Like I said earlier, I enjoyed IU, more than Vesperia in some ways since Vesperia was just a minor step up from the other Tales games and the storyline, sidequests, achievements, etc. were pretty badly paced and bloated to try to push the game's length past the 100 hour mark. While IU was refreshingly brief, and I thought it brought a lot of interesting things to the table like big event battles with all the party members participating at once and winning conditions other than killing everything and even some bonus objectives and rewards. Also bear calvary, as impractical as it is.
But at the same time you can tell it was pretty badly rushed/unfinished. Like half the characters aren't fully implemented so they can only be assigned to tiny scripted bits during story events (early on it isn't bad like when you're fighting in that village, but it's a bit disheartening later in the game to just see them through a window clear a room that only has 2 or 3 enemies in it and that's all there is for them to do in the game), or that there was once a day/night cycle planned that got axed. And there's also some plot elements that felt orphaned like the Claridians.

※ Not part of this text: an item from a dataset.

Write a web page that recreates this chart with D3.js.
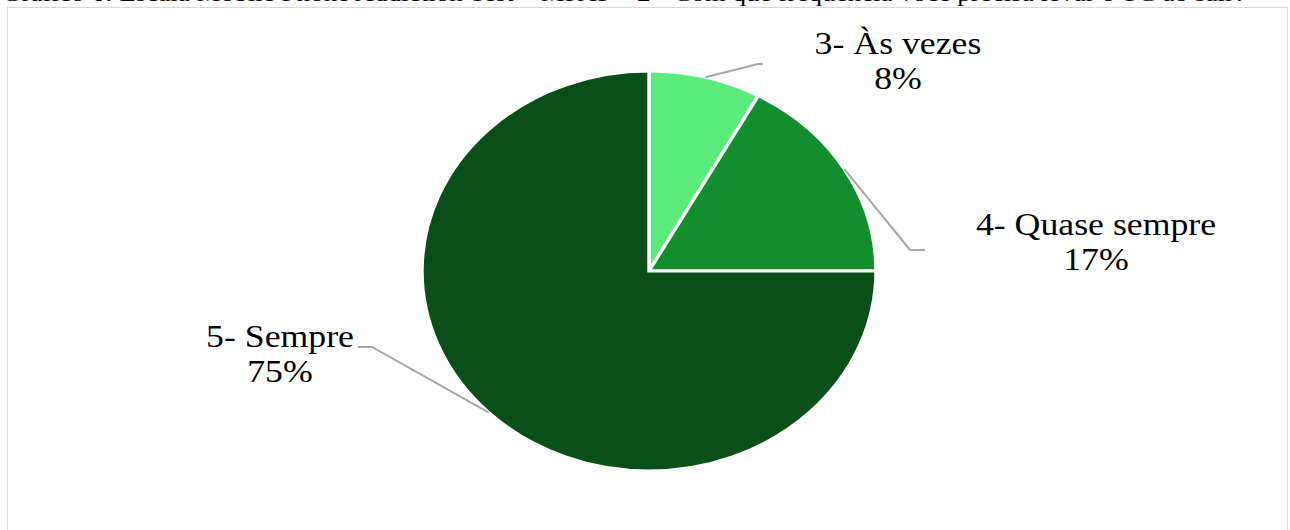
<!DOCTYPE html>
<html>
<head>
<meta charset="utf-8">
<script src="https://cdn.jsdelivr.net/npm/d3@7"></script>
<style>
  html, body { margin: 0; padding: 0; background: #fff; }
  svg { display: block; }
</style>
</head>
<body>
<svg id="chart" width="1290" height="530"></svg>
<script>
// Response categories and their shares (%)
const categories = ["3- Às vezes", "4- Quase sempre", "5- Sempre"];
const shares = [8, 17, 75];
const colors = ["#5aeb7b", "#128e2f", "#0a4f1a"];
const title = "Gráfico 6: Escala Mobile Phone Addiction Test – MPAT – 2 - Com que frequência você precisa levar o TC ao sair?";

const svg = d3.select("#chart");
const W = 1290, H = 530;

// Caption sitting above the frame (top of it runs off the page)
svg.append("text")
  .attr("x", 2).attr("y", 1)
  .attr("font-family", "Liberation Serif, Times New Roman, serif")
  .attr("font-size", 22)
  .attr("fill", "#000")
  .attr("textLength", 1244)
  .attr("lengthAdjust", "spacingAndGlyphs")
  .text(title);

// Chart frame
svg.append("rect")
  .attr("x", 7.5).attr("y", 7.5)
  .attr("width", 1280).attr("height", 540)
  .attr("fill", "#fff")
  .attr("stroke", "#d9d9d9").attr("stroke-width", 1);

// Pie geometry (slightly wider than tall)
const cx = 649, cy = 271, R = 200, sx = 1.135;

const pie = d3.pie().sort(null).value(d => d.v).startAngle(0).endAngle(2 * Math.PI);
const data = categories.map((c, i) => ({ c, v: shares[i], color: colors[i] }));
const arcs = pie(data);
const arc = d3.arc().innerRadius(0).outerRadius(R);

const g = svg.append("g").attr("transform", `translate(${cx},${cy}) scale(${sx},1)`);
g.selectAll("path")
  .data(arcs)
  .join("path")
  .attr("d", arc)
  .attr("fill", d => d.data.color)
  .attr("stroke", "#fff")
  .attr("stroke-width", 3)
  .attr("stroke-linejoin", "miter");

// Point on the rim at a slice's mid-angle, in page coordinates
function rimPoint(d) {
  const a = (d.startAngle + d.endAngle) / 2;
  return [cx + Math.sin(a) * R * sx, cy - Math.cos(a) * R];
}

// Label layout: elbow of the leader, leader end, label centre and first baseline
const labelLayout = [
  { elbow: [758, 64], end: [763, 64], tx: 898, ty: 54 },
  { elbow: [910, 250], end: [925, 250], tx: 1096, ty: 235 },
  { elbow: [372, 347], end: [358, 347], tx: 280, ty: 347 }
];

const line = d3.line();
arcs.forEach((d, i) => {
  const L = labelLayout[i];
  svg.append("path")
    .attr("d", line([rimPoint(d), L.elbow, L.end]))
    .attr("fill", "none")
    .attr("stroke", "#a6a6a6")
    .attr("stroke-width", 2);

  const t = svg.append("g")
    .attr("transform", `translate(${L.tx},${L.ty}) scale(${sx},1)`);
  const txt = t.append("text")
    .attr("text-anchor", "middle")
    .attr("font-family", "Liberation Serif, Times New Roman, serif")
    .attr("font-size", 31.5)
    .attr("fill", "#000");
  txt.append("tspan").attr("x", 0).attr("y", 0).text(d.data.c);
  txt.append("tspan").attr("x", 0).attr("y", 35.5).text(d3.format(".0f")(d.data.v) + "%");
});
</script>
</body>
</html>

You also only had a few special moves from what I recall, and the link system was sort of interesting but awkwardly implemented. Would have been easier to just switch characters, but that probably would have taken time they didn't have. Don't really have much AI control either and the lack of shortcuts is annoying. It's also possible in the post game to break the game mechanics so badly it's literally impossible for you to get a game over, but other than that, and the Gabriel Celestie fight glitching out, and the non inclusive difficulty achievements (1 lousy point for beating the Seraphic Gate on the hardest difficulty level? fuck you tri-ace) I still enjoyed the post game. I also find the Seraphic Gate boss incredibly amusing in a morbid/black humor sort of way.

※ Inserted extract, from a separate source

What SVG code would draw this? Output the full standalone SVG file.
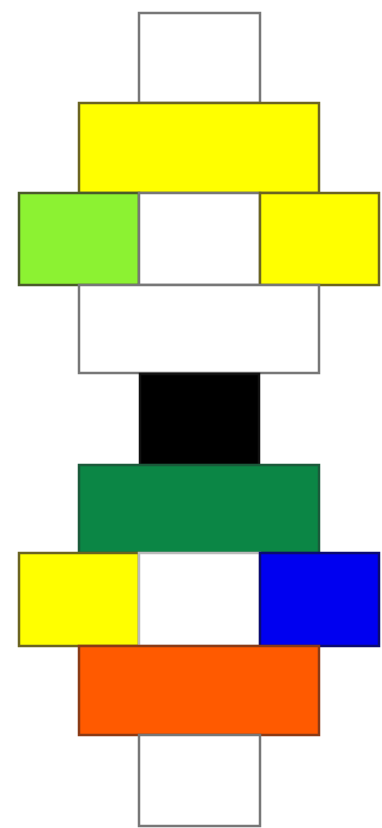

As far as Agarest goes, well it's an Idea Factory game and Idea Factory games are Idea Factory games. Their audience pretty much consists of a. people who don't know any better and assume they're about the same level of quality (well as far as extremely low budget titles go) as NIS or Gust b. people who are desperate for anything even remotly anime/jrpg related c. masochists d. people who are absolutely dumbstricken by how bad their games get at times and keep buying them to enjoy them ironically as part of the whole kusoge phenomenon (and also maybe a little of c)
Some of their games such as
Chaos Wars, Neverland Card Battles, Trinity Universe, or the Neptunia series are tolerable, even acceptable in terms of gameplay mechanics if you don't have super high standards and don't mind the lack of story or the bugs or the poor balancing or scraping the bottom of the barrel budget audio/visuals or what have you.

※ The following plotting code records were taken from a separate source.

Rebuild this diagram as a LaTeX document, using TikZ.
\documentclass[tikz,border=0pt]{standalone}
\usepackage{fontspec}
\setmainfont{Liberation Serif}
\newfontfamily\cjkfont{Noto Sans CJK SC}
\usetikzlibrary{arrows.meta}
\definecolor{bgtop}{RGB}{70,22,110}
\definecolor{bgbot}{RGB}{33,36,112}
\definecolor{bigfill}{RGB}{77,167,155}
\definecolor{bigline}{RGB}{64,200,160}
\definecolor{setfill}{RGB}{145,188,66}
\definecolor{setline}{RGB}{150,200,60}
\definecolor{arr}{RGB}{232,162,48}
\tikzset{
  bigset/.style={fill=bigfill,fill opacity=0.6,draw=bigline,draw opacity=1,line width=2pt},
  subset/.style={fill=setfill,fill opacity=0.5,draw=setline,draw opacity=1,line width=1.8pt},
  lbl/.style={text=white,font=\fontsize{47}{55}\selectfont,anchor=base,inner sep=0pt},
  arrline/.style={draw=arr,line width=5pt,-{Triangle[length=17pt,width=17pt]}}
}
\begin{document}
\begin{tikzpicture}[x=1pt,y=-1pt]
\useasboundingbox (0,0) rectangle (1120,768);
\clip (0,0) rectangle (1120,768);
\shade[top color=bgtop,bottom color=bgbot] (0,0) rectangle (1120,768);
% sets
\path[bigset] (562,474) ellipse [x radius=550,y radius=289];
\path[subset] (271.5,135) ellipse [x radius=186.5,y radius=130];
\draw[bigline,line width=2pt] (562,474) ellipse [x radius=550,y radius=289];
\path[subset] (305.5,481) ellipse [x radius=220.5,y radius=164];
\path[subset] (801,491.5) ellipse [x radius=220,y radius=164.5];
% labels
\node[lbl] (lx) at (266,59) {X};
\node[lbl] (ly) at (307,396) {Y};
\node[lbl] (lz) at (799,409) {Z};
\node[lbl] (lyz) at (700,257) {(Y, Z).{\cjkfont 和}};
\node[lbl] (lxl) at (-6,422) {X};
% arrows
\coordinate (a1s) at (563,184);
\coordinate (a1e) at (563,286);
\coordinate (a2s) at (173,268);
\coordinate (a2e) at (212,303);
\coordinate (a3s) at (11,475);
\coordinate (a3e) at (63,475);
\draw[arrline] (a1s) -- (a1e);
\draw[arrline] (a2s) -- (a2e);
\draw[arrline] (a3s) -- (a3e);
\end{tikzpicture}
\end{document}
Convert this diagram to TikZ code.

After that it kind of spirals down into the abyss, a labyrinthine nightmare of grinding, item farming, and event flags. Trying to get the true ending in an IF game is hell. I'm not particularly proud to admit that I actually did about 90% of
this ( basically up to the part where you have to finish the Abyss Gate before fighting the normal final boss to unlock the Spectral Tower and the true last boss). That doesn't quite express how much time is spent grinding, or trying to solve obtuse puzzle maps to get to story battles or collect the dozens of shards littering the maps, or farming certain random drops needed for certain titles that are needed to solve some puzzle or to unlock some completely unrelated area just because, or how stat caps are higher than the previous game but each individual point is only about a third as effective, or how much time is spent synthesizing and how many thousand times you have to mash the confirmation button through menus to make one +999 attack/magic clay and every party member paricipating in battle needs four of them on their weapons to really be viable for the end game/post game content, or how pretty much every boss battle consists of racing to finish them off (and hopefully overkill them) before their SP bar fills up and they try to wipe your entire party out with one six square wide AoE attack.
I'm drifting way off topic but I'm bitter about it. Now I haven't played the Agarest games but while they have a bit of a following of people who stuck around after mistaking it for porn from the trailers, it sounds like they fall more into the "true ending clusterfuck" category. Spectral Force 3, too.